Morning Thoughts: Ships

C.W. and I were talking …

He kept asking me what the hell had gone wrong. I said I didn't know, so he went outside to play with the dogs. He likes dogs. He says the Fallooninians hold them in higher esteem than they do homo sapiens. After he left, I started thinking and made some notes.

In my adult life, I’ve viewed my country, in the sense of a collective entity, as a nation with flaws, and capable of making poor decisions, but one also capable of making sublime ones: the elimination of slavery, the civil rights acts, the Marshall Plan, the de-fanging of Joe McCarthy, the efforts to remove glass ceilings for minorities and women, the efforts to afford human rights and respect to our LGBT brothers and sisters, and the care of “the least of those among us."
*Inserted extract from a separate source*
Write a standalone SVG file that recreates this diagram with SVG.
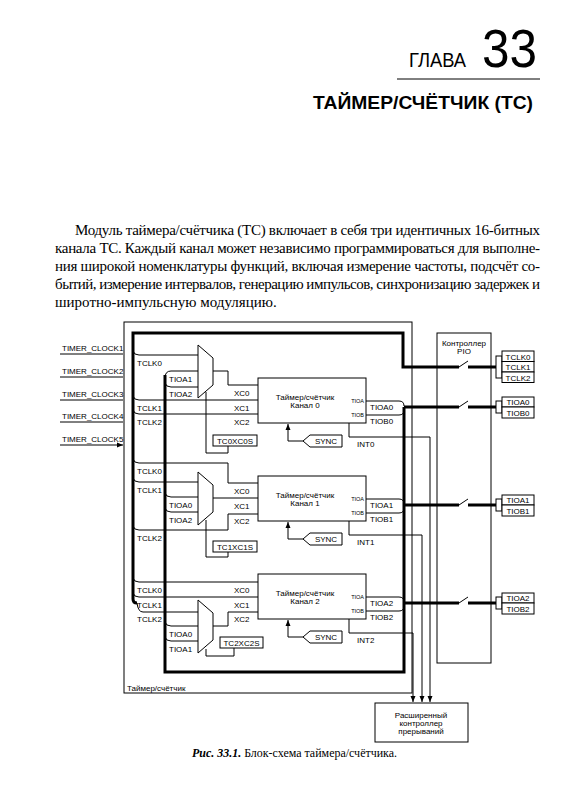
<svg xmlns="http://www.w3.org/2000/svg" width="571" height="800" viewBox="0 0 571 800">
<style>
.t{font-family:"Liberation Sans",Arial,sans-serif;font-size:8px;fill:#000}
.s{font-size:5.5px}
.m{text-anchor:middle}
.e{text-anchor:end}
.p{font-family:"Liberation Serif","Times New Roman",serif;font-size:15px;fill:#000}
.thin{stroke:#000;stroke-width:1;fill:none}
.thick{stroke:#000;stroke-width:3;fill:none}
.box{stroke:#000;stroke-width:1;fill:#fff}
.arr{stroke:#000;stroke-width:1;fill:none;marker-end:url(#ah)}
</style>
<defs>
<marker id="ah" markerUnits="userSpaceOnUse" markerWidth="6" markerHeight="6" viewBox="0 0 6 6" refX="6" refY="3" orient="auto"><path d="M0,0.5 L6,3 L0,5.5 Z" fill="#000"/></marker>
</defs>
<rect width="571" height="800" fill="#fff"/>
<g id="header">
<text x="409" y="67" font-family="Liberation Sans,Arial,sans-serif" font-size="21" textLength="57" lengthAdjust="spacingAndGlyphs">ГЛАВА</text>
<text x="482" y="67" font-family="Liberation Sans,Arial,sans-serif" font-size="54" textLength="55" lengthAdjust="spacingAndGlyphs">33</text>
<line x1="397" y1="79" x2="540" y2="79" stroke="#000" stroke-width="1"/>
<text x="313" y="109" font-family="Liberation Sans,Arial,sans-serif" font-size="18" font-weight="bold" textLength="220" lengthAdjust="spacingAndGlyphs">ТАЙМЕР/СЧЁТЧИК (ТС)</text>
</g>
<g id="paragraph">
<text class="p" x="75" y="235" textLength="465" lengthAdjust="spacing">Модуль таймера/счётчика (ТС) включает в себя три идентичных 16-битных</text>
<text class="p" x="55" y="253" textLength="485" lengthAdjust="spacing">канала ТС. Каждый канал может независимо программироваться для выполне-</text>
<text class="p" x="55" y="271" textLength="485" lengthAdjust="spacing">ния широкой номенклатуры функций, включая измерение частоты, подсчёт со-</text>
<text class="p" x="55" y="289" textLength="485" lengthAdjust="spacing">бытий, измерение интервалов, генерацию импульсов, синхронизацию задержек и</text>
<text class="p" x="55" y="307">широтно-импульсную модуляцию.</text>
</g>
<g id="outer-box">
<rect x="124" y="322" width="288" height="371" class="thin"/>
<text class="t" x="127" y="691" font-size="8.5">Таймер/счётчик</text>
</g>
<g id="timer-clocks">
<text class="t" x="62" y="351">TIMER_CLOCK1</text>
<text class="t" x="62" y="374">TIMER_CLOCK2</text>
<text class="t" x="62" y="397">TIMER_CLOCK3</text>
<text class="t" x="62" y="419">TIMER_CLOCK4</text>
<text class="t" x="62" y="442">TIMER_CLOCK5</text>
</g>
<g id="pio">
<rect x="437" y="333" width="54" height="330" class="thin"/>
<text class="t m" x="464" y="346">Контроллер</text>
<text class="t m" x="464" y="354">PIO</text>
</g>
<g id="irq">
<rect x="375" y="703" width="93" height="39" class="thin"/>
<text class="t m" x="421" y="718" font-size="8.5">Расширенный</text>
<text class="t m" x="421" y="726" font-size="8.5">контроллер</text>
<text class="t m" x="421" y="734" font-size="8.5">прерываний</text>
</g>
<g id="connectors">
<path class="arr" d="M60,354 H123 M60,377 H123 M60,400 H123 M60,422 H123 M60,445 H123"/>
<path class="thick" d="M459,367 H403 V333 H133 V599 Q133,603 137,603"/>
<path class="thick" d="M165,375 V672 H404 V407"/>
<path class="thick" d="M404,407 H459 M404,505 H459 M404,603 H459"/>
<path class="thick" d="M468,367 H496 M468,407 H496 M468,505 H496 M468,603 H496"/>
<path class="thin" stroke-width="2" d="M459,367 L468,361 M459,407 L468,401 M459,505 L468,499 M459,603 L468,597"/>
<path class="thin" d="M133,351 Q134,355 139,355 H198"/>
<path class="thin" d="M165,378 Q165,371 171,371 H198"/>
<path class="thin" d="M165,383 Q166,387 171,387 H198"/>
<path class="thin" d="M213,371 H228 V385 H258"/>
<path class="thin" d="M133,396 Q134,400 139,400 H258"/>
<path class="thin" d="M133,410 Q134,414 139,414 H258"/>
<path class="thin" d="M206,392 V453 H228 V446"/>
<path class="thin" d="M133,459 Q134,463 139,463 H228 V483 H258"/>
<path class="thin" d="M133,478 Q134,482 139,482 H198"/>
<path class="thin" d="M165,493 Q166,497 171,497 H198"/>
<path class="thin" d="M165,508 Q166,512 171,512 H198"/>
<path class="thin" d="M213,498 H258"/>
<path class="thin" d="M133,526 Q134,530 139,530 H228 V514 H258"/>
<path class="thin" d="M206,520 V557 H228 V552"/>
<path class="thin" d="M133,578 Q134,582 139,582 H258"/>
<path class="thin" d="M133,593 Q134,597 139,597 H258"/>
<path class="thin" d="M137,603 Q138,612 143,612 H198"/>
<path class="thin" d="M165,622 Q166,626 171,626 H198"/>
<path class="thin" d="M165,637 Q166,641 171,641 H198"/>
<path class="thin" d="M213,626 H228 V612 H258"/>
<path class="thin" d="M206,649 V656 H234 V648"/>
<path class="thin" d="M366,401 H399 Q404,401 404,406 M366,415 H399 Q404,415 404,410"/>
<path class="thin" d="M366,499 H399 Q404,499 404,504 M366,513 H399 Q404,513 404,508"/>
<path class="thin" d="M366,597 H399 Q404,597 404,602 M366,611 H399 Q404,611 404,606"/>
<path class="arr" d="M303,441 H288 V424"/>
<path class="arr" d="M303,539 H288 V522"/>
<path class="arr" d="M303,637 H288 V620"/>
<path class="arr" d="M349,423 V437 H430 V702"/>
<path class="arr" d="M349,521 V535 H422 V702"/>
<path class="arr" d="M349,619 V633 H413 V702"/>
</g>
<g id="mux0"><polygon class="box" points="198,345 213,358 213,385 198,398"/></g>
<g id="mux1"><polygon class="box" points="198,472 213,485 213,512 198,525"/></g>
<g id="mux2"><polygon class="box" points="198,600 213,613 213,640 198,653"/></g>
<g id="labels-left">
<text class="t" x="137" y="366">TCLK0</text>
<text class="t" x="169" y="382">TIOA1</text>
<text class="t" x="169" y="397">TIOA2</text>
<text class="t" x="137" y="411">TCLK1</text>
<text class="t" x="137" y="425">TCLK2</text>
<text class="t" x="234" y="396">XC0</text>
<text class="t" x="234" y="411">XC1</text>
<text class="t" x="234" y="425">XC2</text>
<text class="t" x="137" y="474">TCLK0</text>
<text class="t" x="137" y="493">TCLK1</text>
<text class="t" x="169" y="508">TIOA0</text>
<text class="t" x="169" y="523">TIOA2</text>
<text class="t" x="137" y="541">TCLK2</text>
<text class="t" x="234" y="494">XC0</text>
<text class="t" x="234" y="509">XC1</text>
<text class="t" x="234" y="524">XC2</text>
<text class="t" x="137" y="593">TCLK0</text>
<text class="t" x="137" y="608">TCLK1</text>
<text class="t" x="137" y="622">TCLK2</text>
<text class="t" x="169" y="637">TIOA0</text>
<text class="t" x="169" y="652">TIOA1</text>
<text class="t" x="234" y="593">XC0</text>
<text class="t" x="234" y="608">XC1</text>
<text class="t" x="234" y="622">XC2</text>
</g>
<g id="sel0"><rect class="box" x="213" y="435" width="44" height="11"/><text class="t m" x="235" y="444">TC0XC0S</text></g>
<g id="sel1"><rect class="box" x="213" y="541" width="44" height="11"/><text class="t m" x="235" y="550">TC1XC1S</text></g>
<g id="sel2"><rect class="box" x="220" y="637" width="43" height="11"/><text class="t m" x="241.5" y="646">TC2XC2S</text></g>
<g id="ch0">
<rect class="box" x="258" y="378" width="108" height="45"/>
<text class="t m" x="305" y="400" font-size="8.5">Таймер/счётчик</text>
<text class="t m" x="305" y="408" font-size="8.5">Канал 0</text>
<text class="t s e" x="364" y="403">TIOA</text>
<text class="t s e" x="364" y="417">TIOB</text>
<text class="t" x="370" y="410">TIOA0</text>
<text class="t" x="370" y="424">TIOB0</text>
<text class="t" x="357" y="447">INT0</text>
</g>
<g id="ch1">
<rect class="box" x="258" y="476" width="108" height="45"/>
<text class="t m" x="305" y="498" font-size="8.5">Таймер/счётчик</text>
<text class="t m" x="305" y="506" font-size="8.5">Канал 1</text>
<text class="t s e" x="364" y="501">TIOA</text>
<text class="t s e" x="364" y="515">TIOB</text>
<text class="t" x="370" y="508">TIOA1</text>
<text class="t" x="370" y="522">TIOB1</text>
<text class="t" x="357" y="545">INT1</text>
</g>
<g id="ch2">
<rect class="box" x="258" y="574" width="108" height="45"/>
<text class="t m" x="305" y="596" font-size="8.5">Таймер/счётчик</text>
<text class="t m" x="305" y="604" font-size="8.5">Канал 2</text>
<text class="t s e" x="364" y="599">TIOA</text>
<text class="t s e" x="364" y="613">TIOB</text>
<text class="t" x="370" y="606">TIOA2</text>
<text class="t" x="370" y="620">TIOB2</text>
<text class="t" x="357" y="643">INT2</text>
</g>
<g id="sync0"><polygon class="box" points="303,441 310,435 342,435 342,447 310,447"/><text class="t m" x="326" y="444" font-size="7">SYNC</text></g>
<g id="sync1"><polygon class="box" points="303,539 310,533 342,533 342,545 310,545"/><text class="t m" x="326" y="542" font-size="7">SYNC</text></g>
<g id="sync2"><polygon class="box" points="303,637 310,631 342,631 342,643 310,643"/><text class="t m" x="326" y="640" font-size="7">SYNC</text></g>
<g id="pins-tclk">
<rect class="box" x="496" y="356" width="6" height="22"/>
<rect class="box" x="502" y="351" width="32" height="10.5"/><text class="t m" x="518" y="359.5">TCLK0</text>
<rect class="box" x="502" y="361.5" width="32" height="10.5"/><text class="t m" x="518" y="370">TCLK1</text>
<rect class="box" x="502" y="372" width="32" height="10.5"/><text class="t m" x="518" y="380.5">TCLK2</text>
</g>
<g id="pins-0">
<rect class="box" x="496" y="401" width="6" height="12"/>
<rect class="box" x="502" y="397" width="32" height="10"/><text class="t m" x="518" y="405">TIOA0</text>
<rect class="box" x="502" y="407" width="32" height="11"/><text class="t m" x="518" y="415.5">TIOB0</text>
</g>
<g id="pins-1">
<rect class="box" x="496" y="499" width="6" height="12"/>
<rect class="box" x="502" y="495" width="32" height="10"/><text class="t m" x="518" y="503">TIOA1</text>
<rect class="box" x="502" y="505" width="32" height="11"/><text class="t m" x="518" y="513.5">TIOB1</text>
</g>
<g id="pins-2">
<rect class="box" x="496" y="597" width="6" height="12"/>
<rect class="box" x="502" y="593" width="32" height="10"/><text class="t m" x="518" y="601">TIOA2</text>
<rect class="box" x="502" y="603" width="32" height="11"/><text class="t m" x="518" y="611.5">TIOB2</text>
</g>
<g id="caption">
<text x="192" y="757" font-family="Liberation Serif,Times New Roman,serif" font-size="12" textLength="205" lengthAdjust="spacingAndGlyphs"><tspan font-weight="bold" font-style="italic">Рис. 33.1.</tspan> Блок-схема таймера/счётчика.</text>
</g>
</svg>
I’m old enough to remember the first time I saw an African-American brother allowed to sit in a movie theater or restaurant in the American South, and the first time I worked with female chief executive. I remember the first time one of my gay brothers-in-life felt safe in proclaiming to the world the sexuality that nature provided him.  (I wonder if anyone else is confused by the tendency of right-wing evangelicals to assign their own actions, particularly their shortcomings, to “God’s will” but insist on referring to the sexual physiology of others to “choosing sin).

Anyway, we’ve not fully achieved what should be moral imperatives in our country’s governance, but I do believe we try. Although the path gets blocked at times, we seem to bumble through. Our country has often benefited from wise and enlightened leaders. 

Now, I see a country increasingly run by a minority of mean-spirited, cruel, anti-knowledge creatures elected not on capabilities but on artificially created hatred of their perceived enemies . As the old salts used to say when the top-heavy ship on which I served rolled in a storm, “It will right itself.” Here is a story I wrote using my old Navy ship, the USS Hunley, AS-31 as a metaphor. The old girl always enjoyed a steady hand.

I hope my country shall, for I do love it so.

She was top-heavy and could roll in a storm.
She always righted herself. I hope we do.